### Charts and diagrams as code

—————

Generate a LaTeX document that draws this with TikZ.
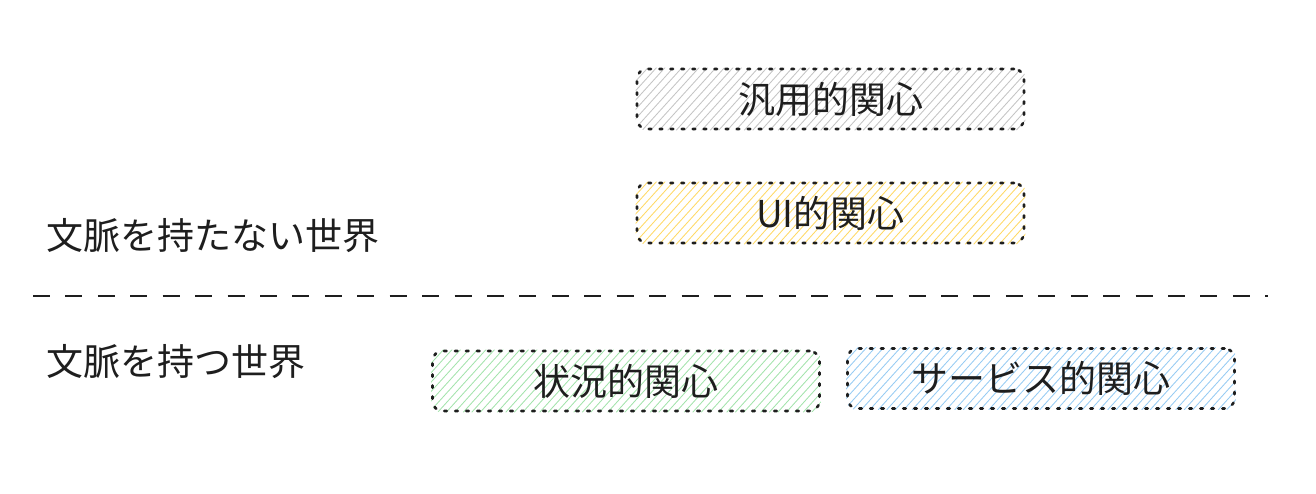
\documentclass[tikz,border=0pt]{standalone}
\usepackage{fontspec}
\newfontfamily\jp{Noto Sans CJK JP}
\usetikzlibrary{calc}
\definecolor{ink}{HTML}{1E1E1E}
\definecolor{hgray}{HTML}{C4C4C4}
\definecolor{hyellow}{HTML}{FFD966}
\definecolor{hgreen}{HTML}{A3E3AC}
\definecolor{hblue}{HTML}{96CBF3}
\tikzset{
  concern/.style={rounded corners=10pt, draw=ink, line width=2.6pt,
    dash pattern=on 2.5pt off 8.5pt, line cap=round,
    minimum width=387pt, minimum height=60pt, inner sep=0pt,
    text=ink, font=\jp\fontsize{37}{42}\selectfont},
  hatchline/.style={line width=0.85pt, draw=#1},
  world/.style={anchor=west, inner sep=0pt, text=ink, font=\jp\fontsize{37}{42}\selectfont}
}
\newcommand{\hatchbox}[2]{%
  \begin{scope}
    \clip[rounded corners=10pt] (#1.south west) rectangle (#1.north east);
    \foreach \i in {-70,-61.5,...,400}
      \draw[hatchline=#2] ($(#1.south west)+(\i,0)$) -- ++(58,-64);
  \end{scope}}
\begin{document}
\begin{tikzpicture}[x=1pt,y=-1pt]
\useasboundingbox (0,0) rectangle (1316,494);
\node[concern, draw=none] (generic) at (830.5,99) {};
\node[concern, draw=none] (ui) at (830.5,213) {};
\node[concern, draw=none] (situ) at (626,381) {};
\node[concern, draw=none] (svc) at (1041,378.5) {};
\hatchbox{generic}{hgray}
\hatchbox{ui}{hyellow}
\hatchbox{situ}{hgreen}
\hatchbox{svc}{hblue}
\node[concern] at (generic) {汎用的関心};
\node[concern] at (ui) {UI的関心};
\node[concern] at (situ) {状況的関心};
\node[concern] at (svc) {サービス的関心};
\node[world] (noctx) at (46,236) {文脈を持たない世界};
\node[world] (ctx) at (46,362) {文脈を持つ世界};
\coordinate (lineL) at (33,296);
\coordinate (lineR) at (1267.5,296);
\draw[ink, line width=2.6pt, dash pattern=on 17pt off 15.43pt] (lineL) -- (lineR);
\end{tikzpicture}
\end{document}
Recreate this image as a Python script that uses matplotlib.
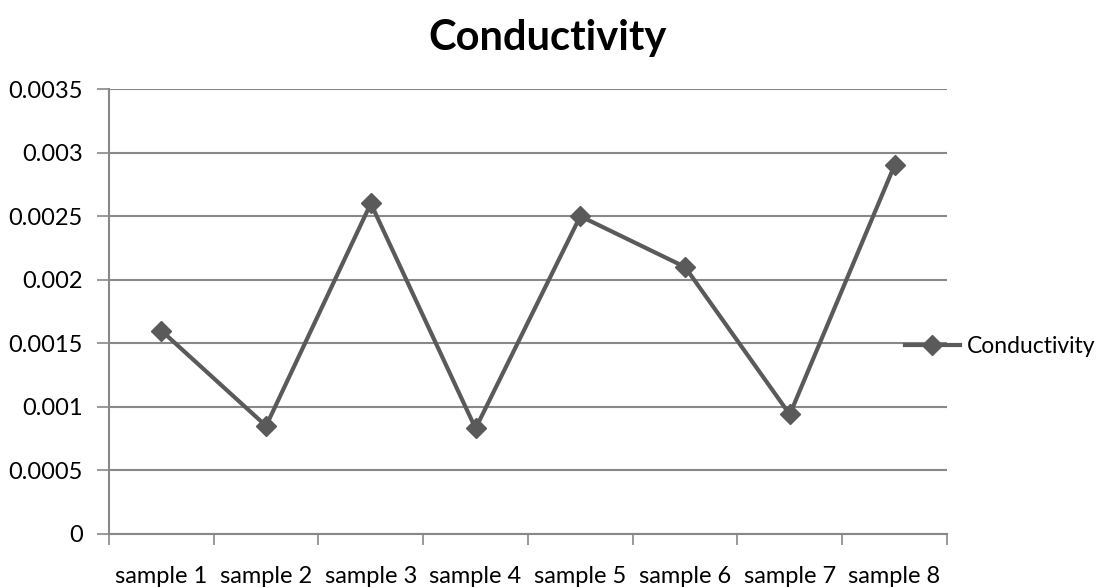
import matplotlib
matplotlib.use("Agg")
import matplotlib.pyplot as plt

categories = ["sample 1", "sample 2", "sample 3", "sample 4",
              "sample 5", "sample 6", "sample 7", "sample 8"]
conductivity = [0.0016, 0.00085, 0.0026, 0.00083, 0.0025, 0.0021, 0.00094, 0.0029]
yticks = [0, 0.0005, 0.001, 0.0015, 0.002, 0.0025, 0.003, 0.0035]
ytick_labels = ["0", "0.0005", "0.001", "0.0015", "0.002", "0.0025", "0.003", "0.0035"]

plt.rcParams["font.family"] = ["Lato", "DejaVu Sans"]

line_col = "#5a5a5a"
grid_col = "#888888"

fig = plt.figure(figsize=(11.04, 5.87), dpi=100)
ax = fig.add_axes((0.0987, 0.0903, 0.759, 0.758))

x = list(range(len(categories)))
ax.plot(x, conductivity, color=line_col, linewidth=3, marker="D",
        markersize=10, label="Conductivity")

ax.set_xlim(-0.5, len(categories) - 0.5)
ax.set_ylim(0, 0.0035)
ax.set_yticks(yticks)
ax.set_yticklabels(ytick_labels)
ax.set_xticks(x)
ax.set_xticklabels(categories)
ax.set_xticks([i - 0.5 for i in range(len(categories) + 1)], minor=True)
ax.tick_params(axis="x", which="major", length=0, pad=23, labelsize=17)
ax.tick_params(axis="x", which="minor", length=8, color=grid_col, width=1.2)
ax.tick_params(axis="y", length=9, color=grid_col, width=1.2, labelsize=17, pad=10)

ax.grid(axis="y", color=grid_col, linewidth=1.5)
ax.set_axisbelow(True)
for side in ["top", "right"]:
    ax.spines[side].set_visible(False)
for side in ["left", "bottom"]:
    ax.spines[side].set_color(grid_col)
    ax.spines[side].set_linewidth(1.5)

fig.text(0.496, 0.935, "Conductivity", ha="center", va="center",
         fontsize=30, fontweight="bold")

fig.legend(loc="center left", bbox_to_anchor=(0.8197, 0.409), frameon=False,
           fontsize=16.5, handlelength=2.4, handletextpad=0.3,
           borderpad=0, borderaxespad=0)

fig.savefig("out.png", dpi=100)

—————

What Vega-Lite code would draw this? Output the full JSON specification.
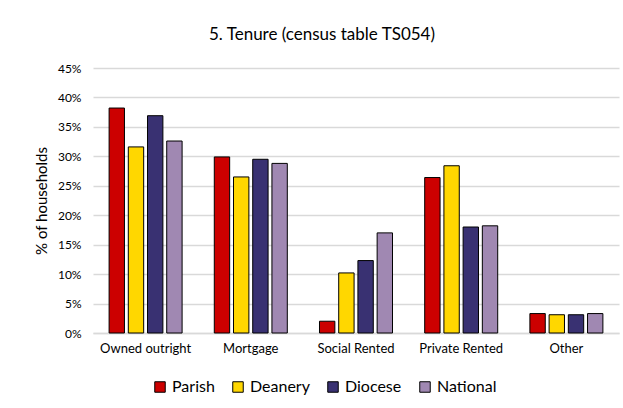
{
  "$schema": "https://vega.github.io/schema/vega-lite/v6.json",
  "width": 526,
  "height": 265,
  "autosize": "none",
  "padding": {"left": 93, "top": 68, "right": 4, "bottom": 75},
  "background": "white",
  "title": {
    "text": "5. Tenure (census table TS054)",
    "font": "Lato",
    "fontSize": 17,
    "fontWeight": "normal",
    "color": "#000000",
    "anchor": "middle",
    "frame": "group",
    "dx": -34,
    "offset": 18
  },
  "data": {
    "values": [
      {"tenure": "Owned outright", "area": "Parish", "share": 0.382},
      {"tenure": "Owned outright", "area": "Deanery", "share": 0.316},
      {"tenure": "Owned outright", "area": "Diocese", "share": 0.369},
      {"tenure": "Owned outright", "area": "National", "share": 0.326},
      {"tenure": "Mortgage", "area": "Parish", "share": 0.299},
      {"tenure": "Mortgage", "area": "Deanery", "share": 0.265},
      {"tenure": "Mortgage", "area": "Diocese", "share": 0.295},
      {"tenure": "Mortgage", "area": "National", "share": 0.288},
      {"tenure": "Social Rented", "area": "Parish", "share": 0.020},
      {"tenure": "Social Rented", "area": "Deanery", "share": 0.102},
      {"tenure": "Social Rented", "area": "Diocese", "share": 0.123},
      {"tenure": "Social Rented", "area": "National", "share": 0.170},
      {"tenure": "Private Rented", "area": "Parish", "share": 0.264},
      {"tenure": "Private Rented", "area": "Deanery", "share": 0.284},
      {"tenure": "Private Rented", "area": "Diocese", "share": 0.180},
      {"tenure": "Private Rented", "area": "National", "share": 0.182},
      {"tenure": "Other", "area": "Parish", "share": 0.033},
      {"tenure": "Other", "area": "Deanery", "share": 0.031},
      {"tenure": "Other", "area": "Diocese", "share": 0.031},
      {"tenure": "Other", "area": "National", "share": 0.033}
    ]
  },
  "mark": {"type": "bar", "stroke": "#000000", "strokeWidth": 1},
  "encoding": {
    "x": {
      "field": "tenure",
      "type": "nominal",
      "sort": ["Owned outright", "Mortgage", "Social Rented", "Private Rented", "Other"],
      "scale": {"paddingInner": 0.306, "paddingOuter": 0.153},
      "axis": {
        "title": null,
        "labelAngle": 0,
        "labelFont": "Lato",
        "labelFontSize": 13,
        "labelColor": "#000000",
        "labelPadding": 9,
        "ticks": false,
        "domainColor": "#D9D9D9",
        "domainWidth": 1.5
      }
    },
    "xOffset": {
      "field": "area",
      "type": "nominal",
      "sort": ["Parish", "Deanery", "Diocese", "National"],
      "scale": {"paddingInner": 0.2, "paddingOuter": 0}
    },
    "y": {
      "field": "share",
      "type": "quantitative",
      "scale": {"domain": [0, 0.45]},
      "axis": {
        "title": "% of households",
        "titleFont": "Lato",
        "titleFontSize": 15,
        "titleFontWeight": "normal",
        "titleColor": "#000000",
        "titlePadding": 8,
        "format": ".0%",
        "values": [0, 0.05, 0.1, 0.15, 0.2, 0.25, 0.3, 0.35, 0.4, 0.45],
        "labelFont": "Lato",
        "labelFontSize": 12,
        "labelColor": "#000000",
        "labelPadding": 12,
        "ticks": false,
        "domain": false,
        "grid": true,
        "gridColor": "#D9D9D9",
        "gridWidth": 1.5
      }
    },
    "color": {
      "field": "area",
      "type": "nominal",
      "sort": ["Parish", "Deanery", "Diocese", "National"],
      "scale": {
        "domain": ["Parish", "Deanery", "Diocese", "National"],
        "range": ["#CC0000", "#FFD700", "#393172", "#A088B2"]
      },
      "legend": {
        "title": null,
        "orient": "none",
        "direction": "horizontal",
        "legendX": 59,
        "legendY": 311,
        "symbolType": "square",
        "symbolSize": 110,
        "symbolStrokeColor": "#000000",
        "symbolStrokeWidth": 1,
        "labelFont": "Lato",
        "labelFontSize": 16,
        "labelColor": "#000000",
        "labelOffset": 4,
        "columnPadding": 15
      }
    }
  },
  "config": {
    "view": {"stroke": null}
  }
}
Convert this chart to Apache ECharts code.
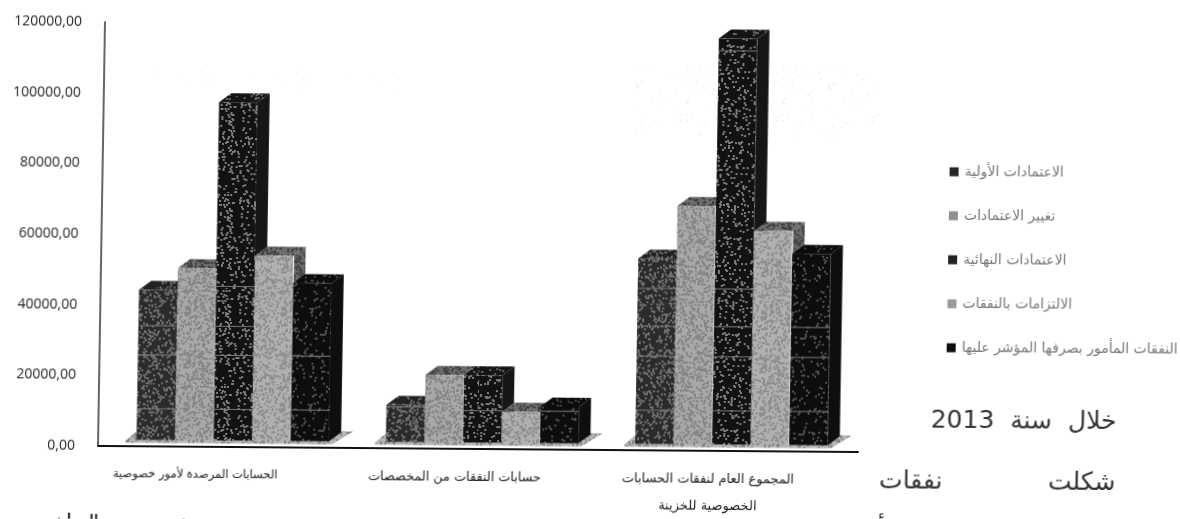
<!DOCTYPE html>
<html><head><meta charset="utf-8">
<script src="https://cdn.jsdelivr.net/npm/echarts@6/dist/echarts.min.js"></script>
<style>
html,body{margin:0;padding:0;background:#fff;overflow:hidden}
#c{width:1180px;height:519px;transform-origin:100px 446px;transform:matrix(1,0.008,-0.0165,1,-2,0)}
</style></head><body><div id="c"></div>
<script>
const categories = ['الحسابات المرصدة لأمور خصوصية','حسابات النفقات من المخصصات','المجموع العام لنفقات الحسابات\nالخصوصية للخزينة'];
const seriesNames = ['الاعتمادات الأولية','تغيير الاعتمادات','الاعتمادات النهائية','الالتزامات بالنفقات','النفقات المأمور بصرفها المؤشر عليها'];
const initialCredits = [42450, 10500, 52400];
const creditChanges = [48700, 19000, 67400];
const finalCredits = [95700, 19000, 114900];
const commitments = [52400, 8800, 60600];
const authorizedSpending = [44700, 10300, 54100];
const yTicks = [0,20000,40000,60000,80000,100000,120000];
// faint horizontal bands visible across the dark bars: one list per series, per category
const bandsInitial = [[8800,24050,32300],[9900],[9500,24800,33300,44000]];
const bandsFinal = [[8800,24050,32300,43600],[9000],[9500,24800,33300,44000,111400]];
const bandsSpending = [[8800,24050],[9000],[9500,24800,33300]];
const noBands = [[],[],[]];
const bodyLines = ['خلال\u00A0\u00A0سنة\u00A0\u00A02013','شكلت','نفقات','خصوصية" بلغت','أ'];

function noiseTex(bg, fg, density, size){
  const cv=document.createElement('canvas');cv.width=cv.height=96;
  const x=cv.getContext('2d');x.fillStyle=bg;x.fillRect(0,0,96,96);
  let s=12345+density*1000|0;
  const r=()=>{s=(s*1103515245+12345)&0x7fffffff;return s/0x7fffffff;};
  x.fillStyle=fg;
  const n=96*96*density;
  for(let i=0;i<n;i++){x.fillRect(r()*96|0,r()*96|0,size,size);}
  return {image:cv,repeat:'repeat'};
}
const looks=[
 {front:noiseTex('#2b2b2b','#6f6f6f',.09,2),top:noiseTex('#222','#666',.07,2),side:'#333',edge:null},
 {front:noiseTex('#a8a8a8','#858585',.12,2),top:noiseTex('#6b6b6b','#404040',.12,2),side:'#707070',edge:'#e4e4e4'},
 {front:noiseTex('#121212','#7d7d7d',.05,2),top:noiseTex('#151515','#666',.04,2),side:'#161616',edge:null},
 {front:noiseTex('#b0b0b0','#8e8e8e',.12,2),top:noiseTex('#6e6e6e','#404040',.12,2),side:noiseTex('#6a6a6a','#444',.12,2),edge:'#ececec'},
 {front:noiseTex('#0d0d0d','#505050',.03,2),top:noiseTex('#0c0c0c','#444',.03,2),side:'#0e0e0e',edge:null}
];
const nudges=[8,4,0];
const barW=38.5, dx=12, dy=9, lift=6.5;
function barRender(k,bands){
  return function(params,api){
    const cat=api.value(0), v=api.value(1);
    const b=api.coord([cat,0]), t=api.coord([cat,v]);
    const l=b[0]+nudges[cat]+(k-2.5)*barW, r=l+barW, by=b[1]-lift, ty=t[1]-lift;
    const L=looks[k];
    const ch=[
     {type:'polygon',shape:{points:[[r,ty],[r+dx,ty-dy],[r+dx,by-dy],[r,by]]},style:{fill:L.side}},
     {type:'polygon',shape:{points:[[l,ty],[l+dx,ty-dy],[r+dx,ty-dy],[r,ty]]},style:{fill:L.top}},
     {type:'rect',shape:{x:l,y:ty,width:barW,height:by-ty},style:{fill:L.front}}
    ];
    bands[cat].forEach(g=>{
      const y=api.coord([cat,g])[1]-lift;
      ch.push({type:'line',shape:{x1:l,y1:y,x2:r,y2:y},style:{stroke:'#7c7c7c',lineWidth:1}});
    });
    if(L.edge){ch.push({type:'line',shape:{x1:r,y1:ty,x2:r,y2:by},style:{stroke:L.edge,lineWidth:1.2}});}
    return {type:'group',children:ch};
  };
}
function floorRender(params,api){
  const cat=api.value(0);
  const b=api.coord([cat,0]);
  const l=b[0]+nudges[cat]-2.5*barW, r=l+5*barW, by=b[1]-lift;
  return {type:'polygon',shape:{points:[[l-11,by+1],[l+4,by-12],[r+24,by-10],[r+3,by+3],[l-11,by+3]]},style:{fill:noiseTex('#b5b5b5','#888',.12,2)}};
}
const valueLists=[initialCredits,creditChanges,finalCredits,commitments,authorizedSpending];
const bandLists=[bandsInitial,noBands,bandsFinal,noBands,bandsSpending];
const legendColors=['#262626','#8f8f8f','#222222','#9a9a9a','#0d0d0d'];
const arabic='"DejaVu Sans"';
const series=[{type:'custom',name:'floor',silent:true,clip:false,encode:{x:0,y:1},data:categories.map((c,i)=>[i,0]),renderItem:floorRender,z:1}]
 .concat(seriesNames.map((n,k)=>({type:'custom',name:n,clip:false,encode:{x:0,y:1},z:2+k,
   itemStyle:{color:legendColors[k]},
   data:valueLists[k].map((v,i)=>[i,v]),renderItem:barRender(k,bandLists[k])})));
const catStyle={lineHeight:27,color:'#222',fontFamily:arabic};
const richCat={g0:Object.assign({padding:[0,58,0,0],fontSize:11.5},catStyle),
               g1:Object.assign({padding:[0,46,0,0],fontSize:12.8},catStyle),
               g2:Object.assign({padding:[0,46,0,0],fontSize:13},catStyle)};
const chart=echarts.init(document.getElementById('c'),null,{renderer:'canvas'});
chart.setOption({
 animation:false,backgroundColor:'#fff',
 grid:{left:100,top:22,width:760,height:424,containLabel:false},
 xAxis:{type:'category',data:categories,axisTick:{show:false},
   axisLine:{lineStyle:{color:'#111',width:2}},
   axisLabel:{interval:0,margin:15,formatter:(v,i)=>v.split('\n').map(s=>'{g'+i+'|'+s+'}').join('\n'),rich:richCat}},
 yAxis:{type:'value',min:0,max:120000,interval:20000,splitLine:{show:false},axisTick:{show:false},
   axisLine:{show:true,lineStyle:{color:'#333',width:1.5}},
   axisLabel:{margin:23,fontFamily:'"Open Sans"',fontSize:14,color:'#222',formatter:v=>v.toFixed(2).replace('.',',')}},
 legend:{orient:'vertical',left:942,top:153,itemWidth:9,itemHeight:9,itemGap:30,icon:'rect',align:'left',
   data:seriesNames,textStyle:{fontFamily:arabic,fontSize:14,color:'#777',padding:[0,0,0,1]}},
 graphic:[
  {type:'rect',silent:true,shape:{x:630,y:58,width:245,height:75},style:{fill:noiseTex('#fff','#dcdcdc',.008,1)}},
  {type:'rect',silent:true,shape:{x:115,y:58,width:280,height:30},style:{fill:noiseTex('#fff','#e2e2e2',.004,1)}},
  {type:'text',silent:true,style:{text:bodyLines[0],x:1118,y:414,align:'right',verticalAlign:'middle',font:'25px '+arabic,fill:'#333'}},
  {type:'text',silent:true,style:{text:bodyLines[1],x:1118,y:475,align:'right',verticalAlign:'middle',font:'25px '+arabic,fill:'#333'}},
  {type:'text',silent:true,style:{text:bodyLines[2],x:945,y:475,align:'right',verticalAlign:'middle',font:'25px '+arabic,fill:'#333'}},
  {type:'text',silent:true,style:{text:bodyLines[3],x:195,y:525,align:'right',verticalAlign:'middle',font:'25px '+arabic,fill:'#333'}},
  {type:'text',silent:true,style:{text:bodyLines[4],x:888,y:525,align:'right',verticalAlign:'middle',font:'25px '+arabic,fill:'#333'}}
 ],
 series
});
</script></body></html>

—————

### THE REQUEST
Exactly reproduce the stretch that starts at the line containing "Recreate this image" and ends at the line containing "width=1.2, labelsize=17, pad=10)", both ends included; leave any pictures out.

### CORRECT ANSWER
Recreate this image as a Python script that uses matplotlib.
import matplotlib
matplotlib.use("Agg")
import matplotlib.pyplot as plt

categories = ["sample 1", "sample 2", "sample 3", "sample 4",
              "sample 5", "sample 6", "sample 7", "sample 8"]
conductivity = [0.0016, 0.00085, 0.0026, 0.00083, 0.0025, 0.0021, 0.00094, 0.0029]
yticks = [0, 0.0005, 0.001, 0.0015, 0.002, 0.0025, 0.003, 0.0035]
ytick_labels = ["0", "0.0005", "0.001", "0.0015", "0.002", "0.0025", "0.003", "0.0035"]

plt.rcParams["font.family"] = ["Lato", "DejaVu Sans"]

line_col = "#5a5a5a"
grid_col = "#888888"

fig = plt.figure(figsize=(11.04, 5.87), dpi=100)
ax = fig.add_axes((0.0987, 0.0903, 0.759, 0.758))

x = list(range(len(categories)))
ax.plot(x, conductivity, color=line_col, linewidth=3, marker="D",
        markersize=10, label="Conductivity")

ax.set_xlim(-0.5, len(categories) - 0.5)
ax.set_ylim(0, 0.0035)
ax.set_yticks(yticks)
ax.set_yticklabels(ytick_labels)
ax.set_xticks(x)
ax.set_xticklabels(categories)
ax.set_xticks([i - 0.5 for i in range(len(categories) + 1)], minor=True)
ax.tick_params(axis="x", which="major", length=0, pad=23, labelsize=17)
ax.tick_params(axis="x", which="minor", length=8, color=grid_col, width=1.2)
ax.tick_params(axis="y", length=9, color=grid_col, width=1.2, labelsize=17, pad=10)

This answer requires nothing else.